### Task prompt
Reproduce exactly, and nothing else, the lines from the one that contains "Clone this chart in matplotlib." through the one that contains "48, 139, 66]". Leave the pictures out.

# Record extracts start

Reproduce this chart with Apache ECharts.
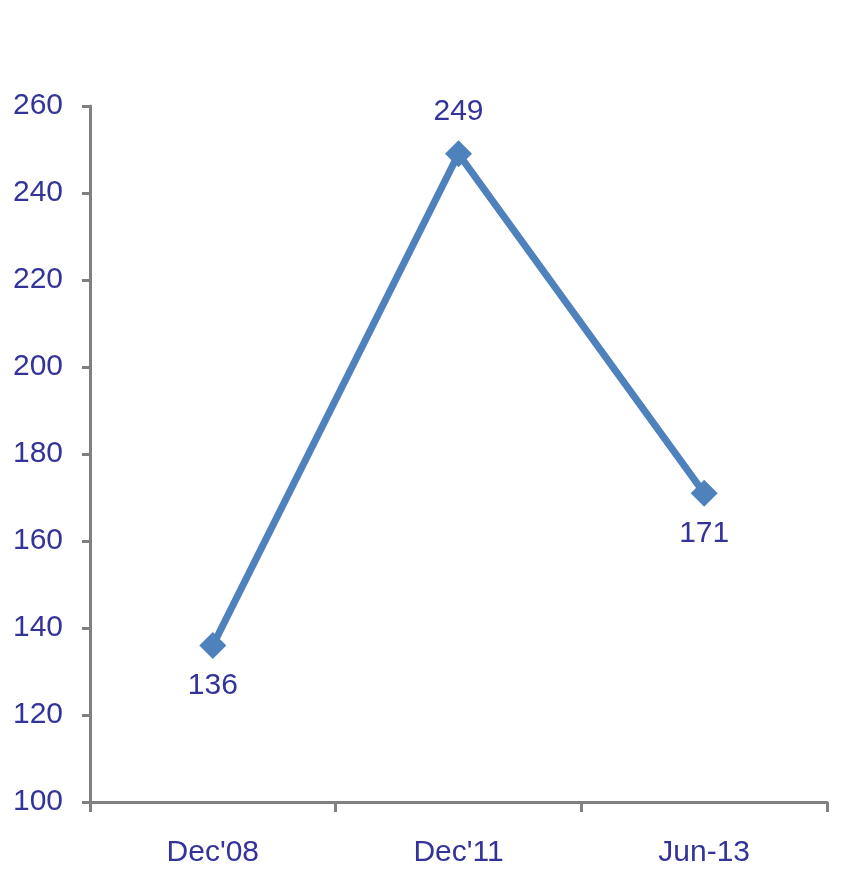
<!DOCTYPE html>
<html>
<head>
<meta charset="utf-8">
<script src="https://cdn.jsdelivr.net/npm/echarts@6/dist/echarts.min.js"></script>
<style>
  html, body { margin: 0; padding: 0; background: #ffffff; }
  #chart { width: 846px; height: 870px; }
</style>
</head>
<body>
<div id="chart"></div>
<script>
// Periods on the x axis and the value recorded for each
const periods = ["Dec'08", "Dec'11", "Jun-13"];
const values = [136, 249, 171];
// Where each value label sits relative to its point
const labelSides = ['bottom', 'top', 'bottom'];

const textColor = '#333399';
const axisColor = '#808080';
const lineColor = '#4F81BD';
const font = 'Arial, "Liberation Sans", sans-serif';

const chart = echarts.init(document.getElementById('chart'));
chart.setOption({
  backgroundColor: '#ffffff',
  animation: false,
  grid: { left: 90, right: 19, top: 106, bottom: 68 },
  xAxis: {
    type: 'category',
    data: periods,
    boundaryGap: true,
    axisLine: { lineStyle: { color: axisColor, width: 3 } },
    axisTick: { show: true, length: 10, alignWithLabel: false, lineStyle: { color: axisColor, width: 3 } },
    axisLabel: { color: textColor, fontSize: 30, fontFamily: font, margin: 36 },
    splitLine: { show: false }
  },
  yAxis: {
    type: 'value',
    min: 100,
    max: 260,
    interval: 20,
    axisLine: { show: true, lineStyle: { color: axisColor, width: 3 } },
    axisTick: { show: true, length: 8, lineStyle: { color: axisColor, width: 3 } },
    axisLabel: { color: textColor, fontSize: 30, fontFamily: font, margin: 27 },
    splitLine: { show: false }
  },
  series: [{
    type: 'line',
    data: values.map((v, i) => ({
      value: v,
      label: { show: true, position: labelSides[i], distance: labelSides[i] === 'top' ? 14 : 12 }
    })),
    symbol: 'diamond',
    symbolSize: 27,
    lineStyle: { color: lineColor, width: 7 },
    itemStyle: { color: lineColor },
    label: { color: textColor, fontSize: 30, fontFamily: font }
  }]
});
</script>
</body>
</html>
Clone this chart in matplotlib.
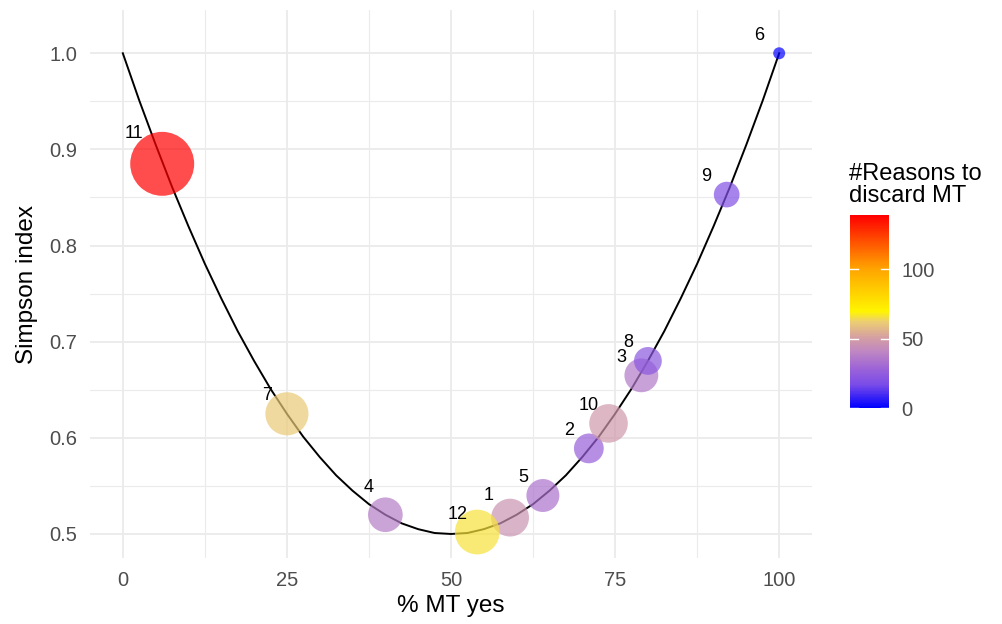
import numpy as np
import matplotlib
matplotlib.use("Agg")
import matplotlib.pyplot as plt
from matplotlib.colors import LinearSegmentedColormap, Normalize
from matplotlib.cm import ScalarMappable

plt.rcParams['font.family'] = ['Liberation Sans', 'DejaVu Sans']

# data
ids = ["1", "2", "3", "4", "5", "6", "7", "8", "9", "10", "11", "12"]
pct_yes = [59, 71, 79, 40, 64, 100, 25, 80, 92, 74, 6, 54]
simpson = [0.517, 0.589, 0.665, 0.520, 0.540, 1.000, 0.625, 0.680, 0.853, 0.615, 0.885, 0.502]
reasons = [46, 27, 36, 38, 34, 1, 61, 23, 19, 48, 139, 66]

# reference curve, read at steps of 2.5
curve_x = [0, 2.5, 5, 7.5, 10, 12.5, 15, 17.5, 20, 22.5, 25, 27.5, 30, 32.5, 35, 37.5,
           40, 42.5, 45, 47.5, 50, 52.5, 55, 57.5, 60, 62.5, 65, 67.5, 70, 72.5, 75,
           77.5, 80, 82.5, 85, 87.5, 90, 92.5, 95, 97.5, 100]
curve_y = [1.0, 0.951, 0.905, 0.861, 0.82, 0.781, 0.745, 0.711, 0.68, 0.651, 0.625,
           0.601, 0.58, 0.561, 0.545, 0.531, 0.52, 0.511, 0.505, 0.501, 0.50, 0.501,
           0.505, 0.511, 0.52, 0.531, 0.545, 0.561, 0.58, 0.601, 0.625, 0.651, 0.68,
           0.711, 0.745, 0.781, 0.82, 0.861, 0.905, 0.951, 1.0]

cmap = LinearSegmentedColormap.from_list("reasons", [
    (0.00, "#0000FF"), (0.12, "#7A4CE8"), (0.20, "#9B62D8"), (0.29, "#BE86C2"),
    (0.37, "#D6A2A0"), (0.45, "#EDD070"), (0.50, "#FFF500"), (0.72, "#FFA500"),
    (1.00, "#FF0000")])
norm = Normalize(vmin=0, vmax=139)

fig = plt.figure(figsize=(10.03, 6.24), dpi=100)
ax = fig.add_axes([90/1003, 66/624, 722/1003, 548/624])

ax.set_xlim(-5, 105)
ax.set_ylim(0.475, 1.045)
for s in ax.spines.values():
    s.set_visible(False)
ax.set_xticks([0, 25, 50, 75, 100])
ax.set_xticks([12.5, 37.5, 62.5, 87.5], minor=True)
ax.set_yticks([0.5, 0.6, 0.7, 0.8, 0.9, 1.0])
ax.set_yticks([0.55, 0.65, 0.75, 0.85, 0.95], minor=True)
ax.set_yticklabels(["0.5", "0.6", "0.7", "0.8", "0.9", "1.0"])
ax.grid(which="major", color="#EBEBEB", lw=1.3)
ax.grid(which="minor", color="#EBEBEB", lw=0.8)
ax.set_axisbelow(True)
ax.tick_params(which="both", length=0, labelsize=14.5, labelcolor="#4D4D4D")
ax.tick_params(axis="x", pad=9)
ax.tick_params(axis="y", pad=9)

ax.plot(curve_x, curve_y, color="black", lw=1.4, zorder=2)

v = np.array(reasons, dtype=float)
rad2 = 28.8 + 7.16 * v          # squared radius in pixels, area scales with value
sizes = 2.07 * rad2
ax.scatter(pct_yes, simpson, s=sizes, c=v, cmap=cmap, norm=norm, alpha=0.7,
           linewidths=0, zorder=3)

offsets = {"11": (-28, 30), "4": (-17, 27), "1": (-21, 22)}
for i, x, y in zip(ids, pct_yes, simpson):
    dx, dy = offsets.get(i, (-20, 18))
    ax.annotate(i, (x, y), xytext=(dx, dy), textcoords="offset pixels",
                ha="center", va="center", fontsize=13, color="black", zorder=4)

ax.set_xlabel("% MT yes", fontsize=17.5, labelpad=4)
ax.set_ylabel("Simpson index", fontsize=17.5, labelpad=8)

cax = fig.add_axes([850/1003, (624-408)/624, 39/1003, 193/624])
cb = fig.colorbar(ScalarMappable(norm=norm, cmap=cmap), cax=cax, ticks=[0, 50, 100])
cb.outline.set_visible(False)
cax.tick_params(length=0, labelsize=14.5, labelcolor="#4D4D4D", pad=9)
for t in [0, 50, 100]:
    cax.plot([0, 0.2], [t, t], color="white", lw=1, transform=cax.get_yaxis_transform())
    cax.plot([0.8, 1], [t, t], color="white", lw=1, transform=cax.get_yaxis_transform())
fig.text(849/1003, 1 - 185/624, "#Reasons to\ndiscard MT", ha="left", va="center",
         fontsize=17, linespacing=1.05)

fig.savefig("out.png", dpi=100)
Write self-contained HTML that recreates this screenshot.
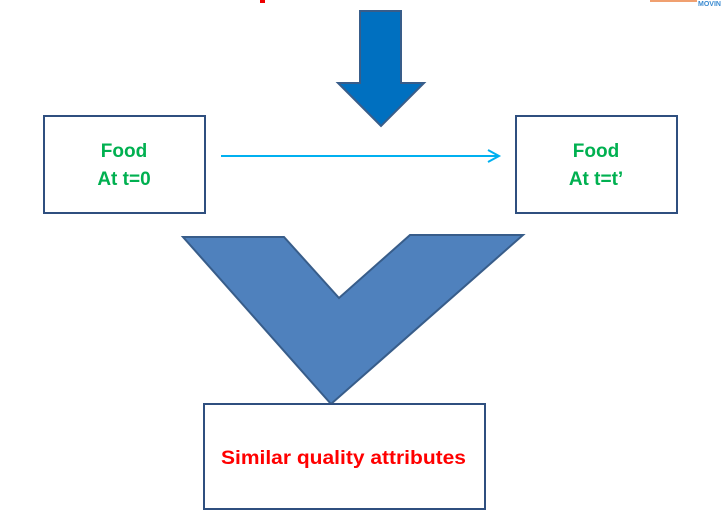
<!DOCTYPE html>
<html><head><meta charset="utf-8"><style>
body{margin:0;width:725px;height:524px;background:#fff;overflow:hidden;font-family:"Liberation Sans",sans-serif}
</style></head><body>
<svg width="725" height="524" xmlns="http://www.w3.org/2000/svg">
<rect x="260" y="0" width="5" height="3" fill="#e00"/>
<line x1="650" y1="1" x2="697" y2="1" stroke="#f0a070" stroke-width="2"/>
<text x="698" y="6" font-size="7" fill="#3a8ad0" font-weight="bold">MOVIN</text>
<polygon points="360,11 401,11 401,83 424,83 381,126 338,83 360,83" fill="#0070c0" stroke="#385d8a" stroke-width="2"/>
<rect x="44" y="116" width="161" height="97" fill="#fff" stroke="#2f4f7f" stroke-width="2"/>
<rect x="516" y="116" width="161" height="97" fill="#fff" stroke="#2f4f7f" stroke-width="2"/>
<text x="124" y="157" text-anchor="middle" font-size="19" font-weight="bold" fill="#00b050">Food</text>
<text x="124" y="185" text-anchor="middle" font-size="19" font-weight="bold" fill="#00b050">At t=0</text>
<text x="596" y="157" text-anchor="middle" font-size="19" font-weight="bold" fill="#00b050">Food</text>
<text x="596" y="185" text-anchor="middle" font-size="19" font-weight="bold" fill="#00b050">At t=t’</text>
<line x1="221" y1="156" x2="498" y2="156" stroke="#00b0f0" stroke-width="2"/>
<polyline points="488,150 499,156 488,162" fill="none" stroke="#00b0f0" stroke-width="2"/>
<polygon points="183,237 284,237 339,298 410,235 523,235 331,404" fill="#4f81bd" stroke="#385d8a" stroke-width="2"/>
<rect x="204" y="404" width="281" height="105" fill="#fff" stroke="#2f4f7f" stroke-width="2"/>
<text x="221" y="464" font-size="19" font-weight="bold" fill="#f00" textLength="245" lengthAdjust="spacingAndGlyphs">Similar quality attributes</text>
</svg>
</body></html>
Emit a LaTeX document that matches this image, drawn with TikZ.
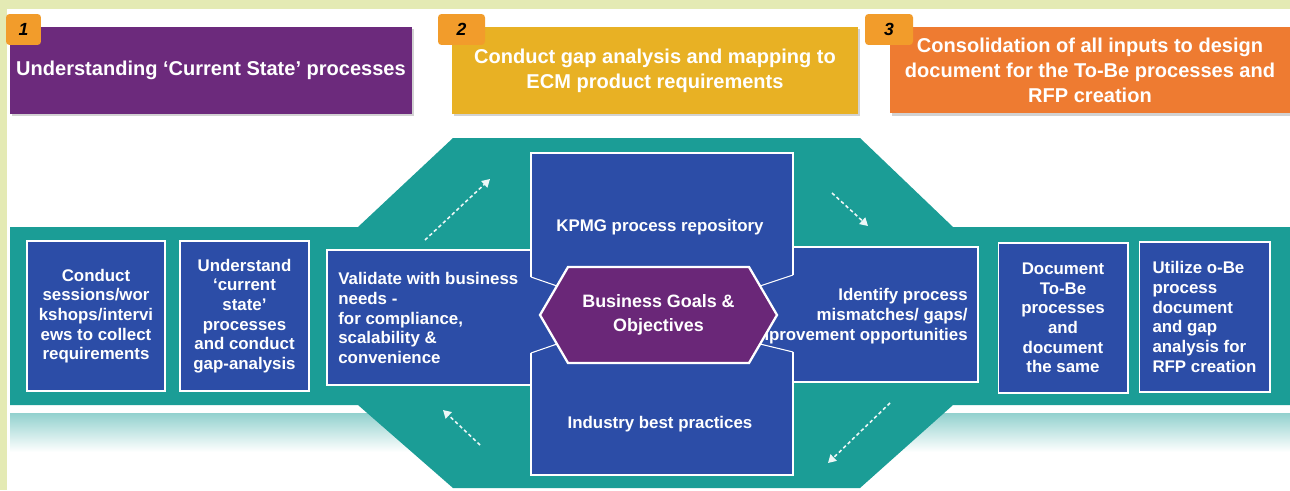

# Record extracts end

### Written response
Clone this chart in matplotlib.
import numpy as np
import matplotlib
matplotlib.use("Agg")
import matplotlib.pyplot as plt
from matplotlib.colors import LinearSegmentedColormap, Normalize
from matplotlib.cm import ScalarMappable

plt.rcParams['font.family'] = ['Liberation Sans', 'DejaVu Sans']

# data
ids = ["1", "2", "3", "4", "5", "6", "7", "8", "9", "10", "11", "12"]
pct_yes = [59, 71, 79, 40, 64, 100, 25, 80, 92, 74, 6, 54]
simpson = [0.517, 0.589, 0.665, 0.520, 0.540, 1.000, 0.625, 0.680, 0.853, 0.615, 0.885, 0.502]
reasons = [46, 27, 36, 38, 34, 1, 61, 23, 19, 48, 139, 66]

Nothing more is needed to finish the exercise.